§ WHAT THE TASK ASKS: Pictures must not be retyped. Return exactly the lines from the one with "What TikZ code" through the one with "(0,0) rectangle (1170,840);", both included, and no others.
········
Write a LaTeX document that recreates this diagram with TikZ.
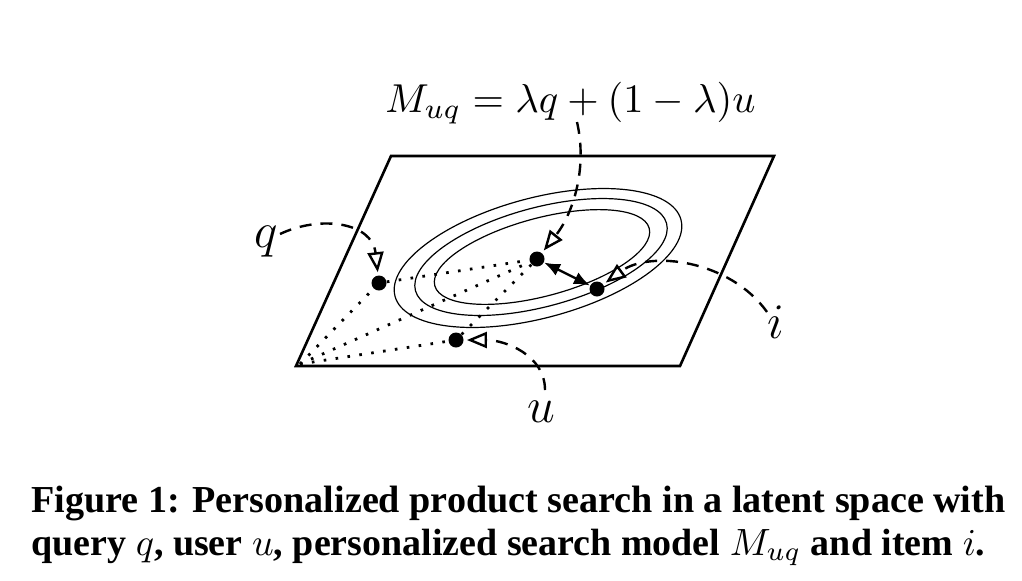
\documentclass[tikz,border=0pt]{standalone}
\usepackage{fontspec}
\setmainfont{Liberation Serif}
\usetikzlibrary{arrows.meta}
\begin{document}
\begin{tikzpicture}[x=0.5pt,y=-0.5pt,
  plane/.style={line width=1.3pt, line join=miter},
  contour/.style={line width=0.6pt},
  dotline/.style={line width=1.4pt, dash pattern=on 1.3pt off 4.7pt},
  pointer/.style={line width=1.2pt, dash pattern=on 6pt off 4.5pt,
    -{Triangle[open,length=10pt,width=8pt,line width=1.2pt]}, shorten >=1.5pt},
  dotnode/.style={circle, fill, inner sep=0pt, minimum size=7.5pt},
  lbl/.style={inner sep=0pt, font=\fontsize{23}{27}\selectfont},
  twohead/.style={line width=1.2pt, {Latex[length=8pt,width=6.5pt]}-{Latex[length=8pt,width=6.5pt]}}
]
\useasboundingbox (0,0) rectangle (1022,580);
% plane
\coordinate (A) at (296,366);
\coordinate (B) at (680,366);
\coordinate (C) at (774,156);
\coordinate (D) at (391,156);
\draw[plane] (A) -- (B) -- (C) -- (D) -- cycle;
\coordinate (O) at (300,364);
% contours
\draw[contour, rotate around={15:(538,258)}] (538,258) ellipse [x radius=148, y radius=60];
\draw[contour, rotate around={15:(541,257)}] (541,257) ellipse [x radius=130, y radius=49.5];
\draw[contour, rotate around={15:(542,257)}] (542,257) ellipse [x radius=111, y radius=39];
% points
\node[dotnode] (q) at (379,283) {};
\node[dotnode] (M) at (537,259) {};
\node[dotnode] (i) at (597,289) {};
\node[dotnode] (u) at (456,340) {};
% dotted construction
\draw[dotline] (O) -- (q);
\draw[dotline] (O) -- (M);
\draw[dotline] (O) -- (u);
\draw[dotline] (q) -- (M);
\draw[dotline] (u) -- (M);
% distance
\draw[twohead] (M) -- (i);
% labels
\node[anchor=base west, inner sep=0pt] (form) at (385,112)
  {\resizebox{185pt}{!}{$M_{uq} = \lambda q + (1-\lambda)u$}};
\node[lbl, anchor=base] (ql) at (266,247) {$q$};
\node[lbl, anchor=base] (il) at (776,338) {$i$};
\node[lbl, anchor=base] (ul) at (541,422) {$u$};
\coordinate (qs) at (280,234);
\coordinate (ms) at (577,122);
\coordinate (is) at (767,312);
\coordinate (us) at (545,390);
% pointers
\draw[pointer] (qs) .. controls (320,215) and (372,222) .. (q);
\draw[pointer] (ms) .. controls (588,170) and (572,215) .. (M);
\draw[pointer] (is) .. controls (730,260) and (650,250) .. (i);
\draw[pointer] (us) .. controls (545,355) and (505,340) .. (u);
% caption
\node[anchor=base west, inner sep=0pt] (cap1) at (31,512)
  {\resizebox{487pt}{!}{\bfseries Figure 1: Personalized product search in a latent space with}};
\node[anchor=base west, inner sep=0pt] (cap2) at (31,555)
  {\resizebox{477pt}{!}{\bfseries query $q$, user $u$, personalized search model $M_{uq}$ and item $i$.}};
\end{tikzpicture}
\end{document}
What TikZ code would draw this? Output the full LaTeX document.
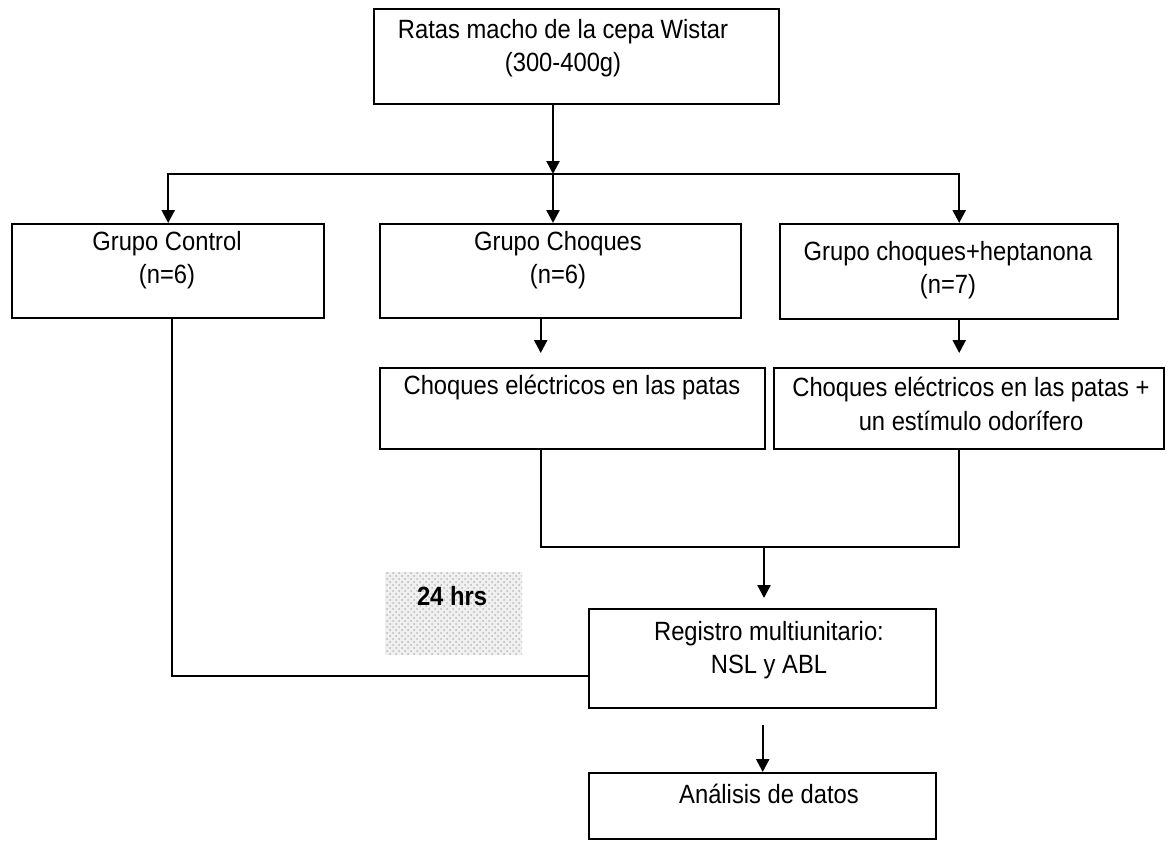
\documentclass[tikz,border=0pt]{standalone}
\usepackage{fontspec}
\setmainfont{Liberation Sans}[FakeStretch=0.9]
\usetikzlibrary{arrows.meta,patterns}
\definecolor{patchgray}{RGB}{240,240,240}
\definecolor{speckgray}{RGB}{185,185,185}

\begin{document}
\begin{tikzpicture}[
    x=0.5pt, y=-0.5pt,
    box/.style={rectangle, draw, line width=1.2pt, anchor=north west, inner sep=0pt},
    txt/.style={align=center, inner sep=0pt, font=\fontsize{13.2}{16.8}\selectfont},
    line/.style={line width=1.2pt},
    arrow/.style={line width=1.2pt, -{Triangle[width=6.5pt,length=6.5pt]}}
]
\useasboundingbox (0,0) rectangle (1170,840);

% Boxes
\node[box, minimum width=202.5pt, minimum height=47.5pt] (rats) at (373,8) {};
\node[box, minimum width=156pt, minimum height=47pt] (ctrl) at (11,223) {};
\node[box, minimum width=180.5pt, minimum height=47pt] (choq) at (379,223) {};
\node[box, minimum width=169pt, minimum height=47.5pt] (hept) at (779,223) {};
\node[box, minimum width=192.5pt, minimum height=40.5pt] (shockA) at (379,367) {};
\node[box, minimum width=195pt, minimum height=40.5pt] (shockB) at (773,367) {};
\node[box, minimum width=173.5pt, minimum height=49.5pt] (reg) at (588,608) {};
\node[box, minimum width=173.5pt, minimum height=33pt] (anal) at (588,772) {};

% Texts
\node[txt] (rats-t) at (563,48) {Ratas macho de la cepa Wistar\\(300-400g)};
\node[txt] (ctrl-t) at (167,260) {Grupo Control\\(n=6)};
\node[txt] (choq-t) at (558,260) {Grupo Choques\\(n=6)};
\node[txt] (hept-t) at (948,270) {Grupo choques+heptanona\\(n=7)};
\node[txt] (shockA-t) at (572,388) {Choques eléctricos en las patas};
\node[txt] (shockB-t) at (971,404) {Choques eléctricos en las patas +\\un estímulo odorífero};
\node[txt] (reg-t) at (769,650) {Registro multiunitario:\\NSL y ABL};
\node[txt] (anal-t) at (769,794) {Análisis de datos};

% 24 hrs patch
\fill[patchgray] (385,572) rectangle (522,655);
\fill[pattern=crosshatch dots, pattern color=speckgray] (385,572) rectangle (522,655);
\node[txt, font=\fontsize{13.2}{16.8}\selectfont\bfseries] (hrs) at (452,596) {24 hrs};

% Split into groups
\coordinate (split) at (553,174);
\draw[arrow] (rats.south -| split) -- (split);
\draw[arrow] (split) -| (ctrl.north);
\draw[arrow] (split) -- (split |- choq.north);
\draw[arrow] (split) -| ([xshift=5pt]hept.north);

% Stimuli
\draw[arrow, shorten >=7pt] ([xshift=-10pt]choq.south) -- ([xshift=-10pt]choq.south |- shockA.north);
\draw[arrow, shorten >=7pt] ([xshift=5pt]hept.south) -- ([xshift=5pt]hept.south |- shockB.north);

% Merge to recording
\coordinate (join) at (764,547);
\draw[line] ([xshift=-16pt]shockA.south) |- (join) -| ([xshift=-5pt]shockB.south);
\draw[arrow, shorten >=5pt] (join) -- (join |- reg.north);
\draw[line] ([xshift=2pt]ctrl.south) |- ([yshift=-8.75pt]reg.west);

% Analysis
\draw[arrow, shorten <=8pt] (reg.south) -- (anal.north);

\end{tikzpicture}
\end{document}
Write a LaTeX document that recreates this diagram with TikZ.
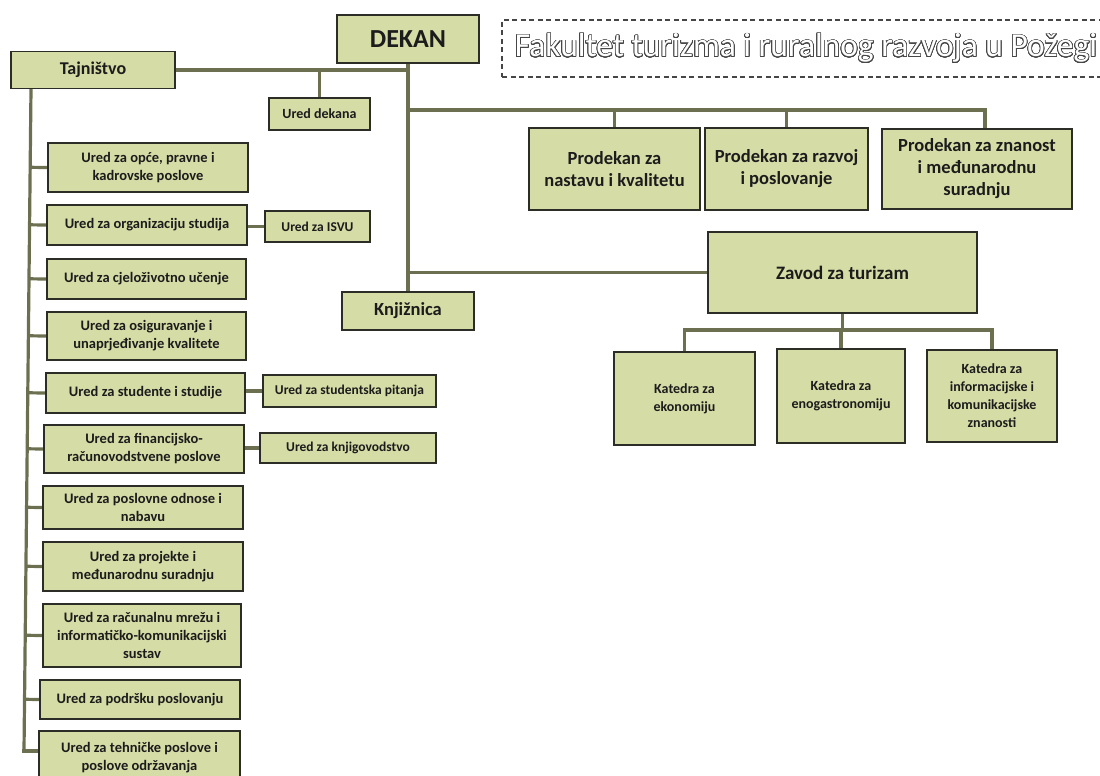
\documentclass[tikz,border=0pt]{standalone}
\usepackage{fontspec}
\setmainfont{Carlito}
\usepackage{contour}
\usetikzlibrary{backgrounds,calc}
\definecolor{boxfill}{RGB}{214,220,166}
\definecolor{boxline}{RGB}{45,45,40}
\definecolor{connc}{RGB}{108,112,80}
\definecolor{txt}{RGB}{28,28,28}
\definecolor{titleline}{RGB}{70,70,70}
\contourlength{0.7pt}
\contournumber{32}
\tikzset{
  unit/.style={draw=boxline, line width=1.6pt, fill=boxfill, text=txt, align=center, inner sep=0pt,
    font=\bfseries\fontsize{14.5}{18}\selectfont},
  bigunit/.style={unit, font=\bfseries\fontsize{18.5}{22}\selectfont},
  smallunit/.style={unit, font=\bfseries\fontsize{13.5}{16}\selectfont},
  conn/.style={draw=connc, line width=3.2pt},
  titlebox/.style={draw=titleline, line width=1.1pt, dash pattern=on 5pt off 3.5pt, inner sep=0pt,
    font=\fontsize{33.5}{38}\selectfont},
}
\begin{document}
\begin{tikzpicture}[x=1pt,y=-1pt]
\useasboundingbox (0,0) rectangle (1100,776);

% title
\node[titlebox, minimum width=608, minimum height=57] (title) at (806,48.5)
  {\contour{titleline}{\textcolor{white}{Fakultet turizma i ruralnog razvoja u Požegi}}};

% top level
\node[unit, minimum width=142, minimum height=48, font=\bfseries\fontsize{26}{30}\selectfont] (dekan) at (408,39) {DEKAN};
\node[bigunit, minimum width=164, minimum height=37, font=\bfseries\fontsize{18}{22}\selectfont] (tajn) at (93,70) {Tajništvo};
\node[unit, minimum width=101, minimum height=32, font=\bfseries\fontsize{14}{17}\selectfont] (ureddek) at (319.5,114) {Ured dekana};

% prodekani
\node[bigunit, minimum width=171, minimum height=82] (prod1) at (614.5,169) {Prodekan za\\nastavu i kvalitetu};
\node[bigunit, minimum width=163, minimum height=82] (prod2) at (786.5,169) {Prodekan za razvoj\\i poslovanje};
\node[bigunit, minimum width=190, minimum height=80] (prod3) at (977,169) {Prodekan za znanost\\i međunarodnu\\suradnju};

% zavod, knjiznica, katedre
\node[bigunit, minimum width=269, minimum height=81, font=\bfseries\fontsize{19}{23}\selectfont] (zavod) at (842.5,272.5) {Zavod za turizam};
\node[bigunit, minimum width=132, minimum height=38] (knjiz) at (408,311) {Knjižnica};
\node[unit, minimum width=141, minimum height=93, font=\bfseries\fontsize{14}{18}\selectfont] (kat1) at (684.5,398.5) {Katedra za\\ekonomiju};
\node[unit, minimum width=128, minimum height=94, font=\bfseries\fontsize{14}{18}\selectfont] (kat2) at (841,396) {Katedra za\\enogastronomiju};
\node[unit, minimum width=130, minimum height=92, font=\bfseries\fontsize{14}{18}\selectfont] (kat3) at (992,396) {Katedra za\\informacijske i\\komunikacijske\\znanosti};

% left column
\node[unit, minimum width=200, minimum height=49] (opce) at (148,167.5) {Ured za opće, pravne i\\kadrovske poslove};
\node[unit, minimum width=200, minimum height=40] (org) at (147,225) {Ured za organizaciju studija};
\node[unit, minimum width=199, minimum height=40] (cjel) at (146.5,279) {Ured za cjeloživotno učenje};
\node[unit, minimum width=199, minimum height=48] (osig) at (146.5,336) {Ured za osiguravanje i\\unaprjeđivanje kvalitete};
\node[unit, minimum width=199, minimum height=40] (stud) at (145.5,393) {Ured za studente i studije};
\node[unit, minimum width=200, minimum height=48] (fin) at (144,449) {Ured za financijsko-\\računovodstvene poslove};
\node[unit, minimum width=200, minimum height=43] (posl) at (143,507.5) {Ured za poslovne odnose i\\nabavu};
\node[unit, minimum width=200, minimum height=49] (proj) at (143,566.5) {Ured za projekte i\\međunarodnu suradnju};
\node[unit, minimum width=198, minimum height=63] (racun) at (142,635.5) {Ured za računalnu mrežu i\\informatičko-komunikacijski\\sustav};
\node[unit, minimum width=200, minimum height=39] (podr) at (140,699.5) {Ured za podršku poslovanju};
\node[unit, minimum width=201, minimum height=54] (tehn) at (139.5,758) {Ured za tehničke poslove i\\poslove održavanja};

% sub offices
\node[smallunit, minimum width=105, minimum height=31] (isvu) at (317.5,226.5) {Ured za ISVU};
\node[smallunit, minimum width=173, minimum height=32] (studpit) at (349.5,391) {Ured za studentska pitanja};
\node[smallunit, minimum width=176, minimum height=30] (knjig) at (348,448) {Ured za knjigovodstvo};

\begin{pgfonlayer}{background}
  % Dekan spine
  \draw[conn] (dekan.south) -- (knjiz.north);
  \draw[conn] (tajn.east) -- (tajn.east -| dekan.south);
  \draw[conn] (ureddek.north |- tajn.east) -- (ureddek.north);
  % prodekani
  \coordinate (pj) at (408,110);
  \draw[conn] (pj) -| ([xshift=8]prod3.north);
  \draw[conn] (prod1.north |- pj) -- (prod1.north);
  \draw[conn] (prod2.north |- pj) -- (prod2.north);
  % zavod
  \draw[conn] (zavod.west -| dekan.south) -- (zavod.west);
  \coordinate (kj) at (842.5,330);
  \draw[conn] (zavod.south) -- (kj);
  \draw[conn] (kat1.north) -- (kat1.north |- kj) -- (kat3.north |- kj) -- (kat3.north);
  \draw[conn] (kat2.north) -- (kat2.north |- kj);
  % left spine
  \coordinate (ltop) at (31,89);
  \coordinate (lbot) at (24,751);
  \draw[conn] (ltop) -- (lbot);
  \foreach \b in {opce,org,cjel,osig,stud,fin,posl,proj,racun,podr}{
    \draw[conn] ($(ltop)!(\b.west)!(lbot)$) -- (\b.west);
  }
  \draw[conn] ([xshift=-1.6]lbot) -- (lbot -| tehn.west);
  % sub offices
  \draw[conn] (isvu.west -| org.east) -- (isvu.west);
  \draw[conn] (studpit.west -| stud.east) -- (studpit.west);
  \draw[conn] (knjig.west -| fin.east) -- (knjig.west);
\end{pgfonlayer}
\end{tikzpicture}
\end{document}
········
§ OUTPUT FOR THIS EXERCISE:
What TikZ code would draw this? Output the full LaTeX document.
\documentclass[tikz,border=0pt]{standalone}
\usepackage{fontspec}
\setmainfont{Liberation Sans}[FakeStretch=0.9]
\usetikzlibrary{arrows.meta,patterns}
\definecolor{patchgray}{RGB}{240,240,240}
\definecolor{speckgray}{RGB}{185,185,185}

\begin{document}
\begin{tikzpicture}[
    x=0.5pt, y=-0.5pt,
    box/.style={rectangle, draw, line width=1.2pt, anchor=north west, inner sep=0pt},
    txt/.style={align=center, inner sep=0pt, font=\fontsize{13.2}{16.8}\selectfont},
    line/.style={line width=1.2pt},
    arrow/.style={line width=1.2pt, -{Triangle[width=6.5pt,length=6.5pt]}}
]
\useasboundingbox (0,0) rectangle (1170,840);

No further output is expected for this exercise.